The heart of FSMA lies in the seven foundational rules. These rules were carefully developed over 4–5 years and fundamentally change the food safety landscape; these are:

  1. Preventive Controls for Human Food (PCHF) Final Rule
  2. Preventive Controls for Food for Animals (PCAF) Final Rule
  3. Standards for Produce Safety Final Rule
  4. Foreign Supplier Verification Programs (FSVP) for Importers of Food for Humans and Animals Final Rule
  5. Accredited Third-Party Certification Final Rule
  6. Sanitary Transportation of Human and Animal Food Final Rule
  7. Mitigation Strategies to Protect Food Against Intentional Adulteration Final Rule


The seven foundational rules dramatically increase the regulatory burden on food companies to take appropriate measures to prevent food contamination and document their compliance.

The PCHF, PCAF, Produce Safety Final Rules, and FSVP,  each require a hazard analysis for the purpose of preventing adulteration. The Sanitary Transportation Final Rule and Intentional Adulteration Final Rule are narrowly tailored to a specific issue, and the Third-Party Certification Final Rule governs third-party auditors.
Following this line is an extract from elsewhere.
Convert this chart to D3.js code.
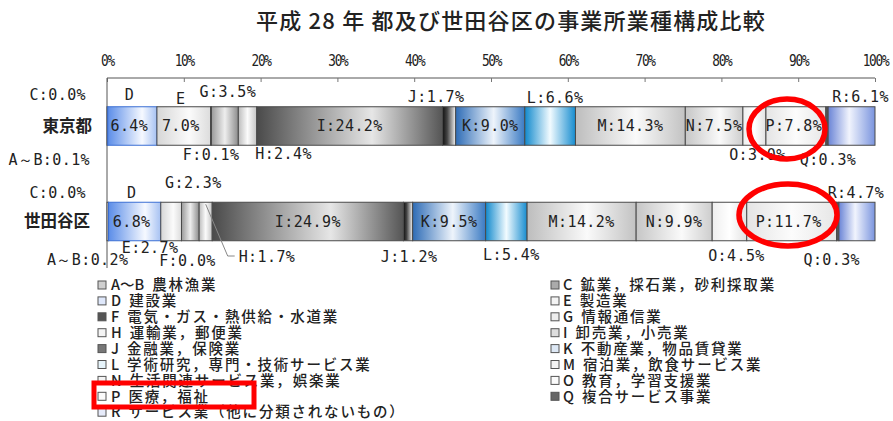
<!DOCTYPE html>
<html><head><meta charset="utf-8">
<script src="https://cdn.jsdelivr.net/npm/d3@7"></script>
<style>
body{margin:0;background:#fff;}
svg{display:block;}
</style></head>
<body>
<script>
// ---------- data ----------
const title = "平成 28 年 都及び世田谷区の事業所業種構成比較";
const rows = ["東京都", "世田谷区"];
const categories = ["A～B","C","D","E","F","G","H","I","J","K","L","M","N","O","P","Q","R"];
const tokyoValues    = [0.1,0.0,6.4,7.0,0.1,3.5,2.4,24.2,1.7,9.0,6.6,14.3,7.5,3.0,7.8,0.3,6.1];
const setagayaValues = [0.2,0.0,6.8,2.7,0.0,2.3,1.7,24.9,1.2,9.5,5.4,14.2,9.9,4.5,11.7,0.3,4.7];
const tickValues = [0,10,20,30,40,50,60,70,80,90,100];
const legendLeftKeys  = ["A～B","D","F","H","J","L","N","P","R"];
const legendLeftNames = ["農林漁業","建設業","電気・ガス・熱供給・水道業","運輸業，郵便業","金融業，保険業","学術研究，専門・技術サービス業","生活関連サービス業，娯楽業","医療，福祉","サービス業（他に分類されないもの）"];
const legendRightKeys  = ["C","E","G","I","K","M","O","Q"];
const legendRightNames = ["鉱業，採石業，砂利採取業","製造業","情報通信業","卸売業，小売業","不動産業，物品賃貸業","宿泊業，飲食サービス業","教育，学習支援業","複合サービス事業"];

// ---------- styles ----------
const grad = {
 "A～B":[["0","#b8b8b8"],["0.5","#eeeeee"],["1","#b8b8b8"]],
 "C":[["0","#999"],["0.5","#ddd"],["1","#999"]],
 "D":[["0","#5b8de8"],["0.7","#f6f9ff"],["1","#a6c1f2"]],
 "E":[["0","#d6d6d6"],["0.6","#fbfbfb"],["1","#dcdcdc"]],
 "F":[["0","#333"],["1","#333"]],
 "G":[["0","#9a9a9a"],["0.5","#eeeeee"],["1","#8c8c8c"]],
 "H":[["0","#bcbcbc"],["0.5","#fbfbfb"],["1","#c4c4c4"]],
 "I":[["0","#4a4a4a"],["0.62","#e6e6e6"],["1","#555"]],
 "J":[["0","#111"],["0.35","#444"],["1","#f4f4f4"]],
 "K":[["0","#2e6cb6"],["0.55","#eef4fb"],["1","#3a7ac3"]],
 "L":[["0","#1189cc"],["0.5","#f2fbff"],["1","#168ccf"]],
 "M":[["0","#bdbdbd"],["0.55","#fafafa"],["1","#c2c2c2"]],
 "N":[["0","#c6c6c6"],["0.6","#fafafa"],["1","#cdcdcd"]],
 "O":[["0","#eeeeee"],["0.5","#ffffff"],["1","#e2e2e2"]],
 "P":[["0","#e4e4e4"],["0.5","#fcfcfc"],["1","#e6e6e6"]],
 "Q":[["0","#555"],["1","#555"]],
 "R":[["0","#6a84d6"],["0.45","#f1f4fd"],["1","#7a94de"]]
};
const legendFill = {"A～B":"#cfcfcf","C":"#aaa","D":"#dfe8fb","E":"#f4f4f4","F":"#555","G":"#eee","H":"#f4f4f4","I":"#ddd","J":"#777","K":"#dde8f5","L":"#e6f4fb","M":"#f4f4f4","N":"#f4f4f4","O":"#fbfbfb","P":"#fbfbfb","Q":"#666","R":"#e6ebfa"};

const labelCfg = [
 { // 東京都
  "A～B":{type:"left",dx:-17,y:160}, "C":{type:"left",dx:-21,y:95},
  "D":{type:"split",y:95,dx:-3}, "E":{type:"split",y:99,dx:-3},
  "F":{type:"out",y:155,dx:0}, "G":{type:"out",y:92,dx:3}, "H":{type:"out",y:154,dx:36},
  "I":{type:"in"}, "J":{type:"out",y:97,dx:-13}, "K":{type:"in"}, "L":{type:"out",y:98,dx:5},
  "M":{type:"in"}, "N":{type:"in"}, "O":{type:"out",y:155,dx:3}, "P":{type:"in",dx:-2},
  "Q":{type:"out",y:160,dx:1}, "R":{type:"out",y:97,dx:9}
 },
 { // 世田谷区
  "A～B":{type:"leftStart",dx:-60,y:260}, "C":{type:"left",dx:-21,y:193},
  "D":{type:"split",y:193,dx:-3},
  "E":{type:"out",y:248,dx:-21}, "F":{type:"out",y:261,dx:6}, "G":{type:"out",y:183,dx:3},
  "H":{type:"leader",y:257,dx:31}, "I":{type:"in"}, "J":{type:"out",y:257,dx:1},
  "K":{type:"in"}, "L":{type:"out",y:255,dx:5}, "M":{type:"in"}, "N":{type:"in"},
  "O":{type:"out",y:256,dx:7}, "P":{type:"in",dx:-3}, "Q":{type:"out",y:260,dx:-6}, "R":{type:"out",y:193,dx:-1}
 }
];

const W = 893, H = 421;
const svg = d3.select("body").append("svg").attr("width",W).attr("height",H);
const defs = svg.append("defs");
Object.entries(grad).forEach(([k,stops],i)=>{
  const g = defs.append("linearGradient").attr("id","g"+i).attr("x1","0").attr("x2","1").attr("y1","0").attr("y2","0");
  stops.forEach(s=>g.append("stop").attr("offset",s[0]).attr("stop-color",s[1]));
  grad[k].id = "g"+i;
});

const x = d3.scaleLinear().domain([0,100]).range([107,875]);
const yc = d3.scalePoint().domain(rows).range([126,221.5]);
const bh = 38.5;

const mono = "'DejaVu Sans Mono', monospace";
const jp = "'Noto Sans CJK JP', sans-serif";

// title
svg.append("text").attr("x",511).attr("y",29).attr("text-anchor","middle")
  .attr("font-family",jp).attr("font-size",22).attr("font-weight",500).attr("fill","#222")
  .attr("letter-spacing",1.2).text(title);

// axis
const axis = d3.axisTop(x).tickValues(tickValues).tickSize(-4).tickFormat(d=>d+"%").tickPadding(12);
const ag = svg.append("g").attr("transform","translate(0,78)").call(axis);
ag.select(".domain").attr("stroke","#555").attr("d","M107,0H875");
ag.selectAll(".tick line").attr("stroke","#777");
ag.selectAll(".tick text").attr("font-family",mono).attr("font-size",15).attr("fill","#222")
  .attr("letter-spacing",-1.5).attr("transform","scale(0.85,1)");
svg.append("line").attr("x1",x(0)).attr("x2",x(0)).attr("y1",78).attr("y2",268).attr("stroke","#555");

const data = [tokyoValues, setagayaValues];
data.forEach((vals,ri)=>{
  const row = rows[ri];
  let cum = 0;
  const segs = vals.map((v,i)=>{const s={key:categories[i],v,x0:cum,x1:cum+v}; cum+=v; return s;});
  const by = yc(row) - bh/2;
  const g = svg.append("g");
  g.selectAll("rect").data(segs.filter(s=>s.v>0)).join("rect")
    .attr("x",d=>x(d.x0)).attr("y",by).attr("width",d=>x(d.x1)-x(d.x0)).attr("height",bh)
    .attr("fill",d=>`url(#${grad[d.key].id})`)
    .attr("stroke",d=>d.key==="D"?"#3b6fd4":"#4a4a4a").attr("stroke-width",1);
  svg.append("text").attr("x",ri===0?92:90).attr("y",yc(row)).attr("dy","0.36em").attr("text-anchor","end")
    .attr("font-family",jp).attr("font-size",16.5).attr("font-weight",700).attr("fill","#222").text(row);
  const cfg = labelCfg[ri];
  segs.forEach(s=>{
    const c = cfg[s.key]; if(!c) return;
    const cx = x((s.x0+s.x1)/2) + (c.dx||0);
    const full = s.key+":"+s.v.toFixed(1)+"%";
    const t = (xx,yy,txt,anchor)=>svg.append("text").attr("x",xx).attr("y",yy).attr("dy","0.36em")
      .attr("text-anchor",anchor||"middle").attr("font-family",mono).attr("font-size",15)
      .attr("fill","#222").attr("letter-spacing",0.4).text(txt);
    if(c.type==="in") t(cx, yc(row), full);
    else if(c.type==="split"){ t(cx, c.y, s.key); t(cx, yc(row), s.v.toFixed(1)+"%"); }
    else if(c.type==="out") t(cx, c.y, full);
    else if(c.type==="left") t(x(0)+c.dx, c.y, full, "end");
    else if(c.type==="leftStart") t(x(0)+c.dx, c.y, full, "start");
    else if(c.type==="leader"){
      const sx = x((s.x0+s.x1)/2);
      svg.append("polyline").attr("points",`${sx},${by+2} ${sx+22},${c.y-1} ${sx+29},${c.y-1}`)
        .attr("fill","none").attr("stroke","#888").attr("stroke-width",1);
      t(cx+2, c.y, full, "start");
    }
  });
});

// legend
const lg = svg.append("g");
const rowH = 15.9;
function legendCol(keys, names, mx, tx, y0){
  keys.forEach((k,i)=>{
    const yy = y0 + i*rowH;
    lg.append("rect").attr("x",mx).attr("y",yy-4).attr("width",8).attr("height",8)
      .attr("fill",legendFill[k]).attr("stroke","#555").attr("stroke-width",1);
    const tx0 = lg.append("text").attr("x",tx).attr("y",yy).attr("dy","0.36em").attr("font-family",jp)
      .attr("font-size",14.5).attr("fill","#222").attr("font-weight",500);
    tx0.append("tspan").text(k);
    tx0.append("tspan").attr("dx",8).attr("letter-spacing",1.8).text(names[i]);
  });
}
legendCol(legendLeftKeys, legendLeftNames, 98, 111, 285);
legendCol(legendRightKeys, legendRightNames, 551, 563, 285);

// red annotations
svg.append("ellipse").attr("cx",787).attr("cy",129).attr("rx",38).attr("ry",30)
  .attr("fill","none").attr("stroke","#f00").attr("stroke-width",5.5);
svg.append("ellipse").attr("cx",788).attr("cy",215).attr("rx",49).attr("ry",31)
  .attr("fill","none").attr("stroke","#f00").attr("stroke-width",5.5);
svg.append("rect").attr("x",94).attr("y",383).attr("width",160).attr("height",24)
  .attr("fill","none").attr("stroke","#f00").attr("stroke-width",5);
</script>
</body></html>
Summary of PCHF, PCAF, FSVP, and produce safety final rules

  • Current Good Manufacturing Practice, Hazard Analysis, and Risk-Based Preventive Controls for Human Food (21 CFR Part 117)
  • Current Good Manufacturing Practice, Hazard Analysis, and Risk-Based Preventive Controls for Food for Animals (21 CFR Part 507)
  • Standards for the Growing, Harvesting, Packing, and Holding of Produce for Human Consumption (21 CFR Part 112)
  • Foreign Supplier Verification Programs (FSVP) for Importers of Food for Humans and Animals (21 CFR part 1, subpart L)


  1. U.S. Food and Drug Administration, Food Safety Modernization Act (FSMA),, Accessed 10 January 2022.
  2. Sanchez, M.C. “The Food Safety Modernization Act.” Food Law and Regulation for Non-Lawyers. A US Perspective, 2nd edition, Springer International Publishing AG, 2018, pp. 167–204.